Irvine, having replaced the late Roland Ratzenberger at a month’s notice, charged after the Dauer road-going 962 of Thierry Boutsen, passing him on the penultimate lap and holding him at bay to secure a bittersweet runner-up spot.
Second and fourth was scant reward for what could so easily have been a 1-2.
1998 24 Hours of Le Mans
A cruel hand was again dealt four years later. Toyota followed the rest of the big sports car players of the time by building some token road-going versions of a thoroughbred race car purely for homologation purposes. The result? The GT-One
This time Boutsen was onside rather than against, and he, Geoff Lees and Ralf Kelleners led for five hours into the evening until a gearbox change dropped them to seventh. The front-row-starting sister car had led the opening three hours before a trip through the Virage gravel necessitated a brake check and change. But both were still in contention during what was a Le Mans of attrition.

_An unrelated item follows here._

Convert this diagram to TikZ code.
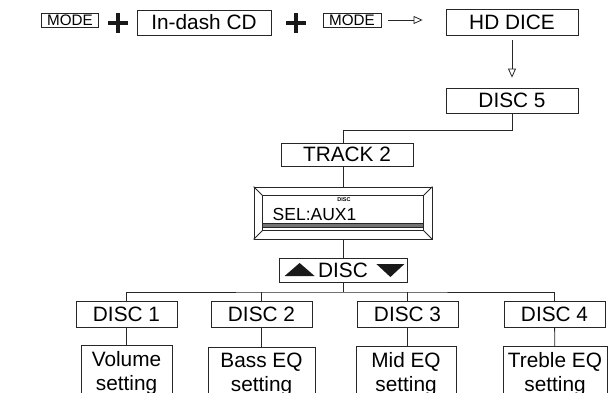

After the sister car crashed out in the rain reliability later fell into the favour of Lees/Boutsen/Kelleners, assuming the lead when the rival Porsches hit trouble. Two more hours in front came to an end with further gearbox gremlins, but when the pitstops synced the victory was seemingly sliding into Toyota’s grasp. Until the gearbox finally gave up, two hours from the flag, having been scored in the lead for 10 of the 22 hours.
1999 24 Hours of Le Mans
Things were little better the following year. Martin Brundle and Boutsen made it an all-Toyota front-row in qualifying, complete with improved and reinforced gearbox. A fluid leak left Brundle needing a gearbox change and the lead car slipped back. Boutsen and Brundle both crashed out of the race – the Belgian’s accident was career-ending – leaving Toyota with only the all-Japanese squad of Ukyo Katayama, Toschio Suzuki and Keiichi Tsuchiya.
The race slowly turned in their direction, and the shackles were taken off in a bid to chase down the leading BMW of Yannick Dalmas, Joachim Winkelhock and Pierluigi Martini.
The gap came down and down, and a thrilling climax was seemingly in store, but a puncture denied them the chance of victory. The monkey remained strapped to its back, intent on denying them as often and coldly as possible.
So while the 260,000 fans were stood aghast, open-mouthed at 14:57 on Sunday, it was a case of ‘here we go again’ for the luckless lot in the Toyota garage. They’ll be back and ready to go in 12 months’ time; they’ve had three dry-runs preparing them for the cruellest one of them all.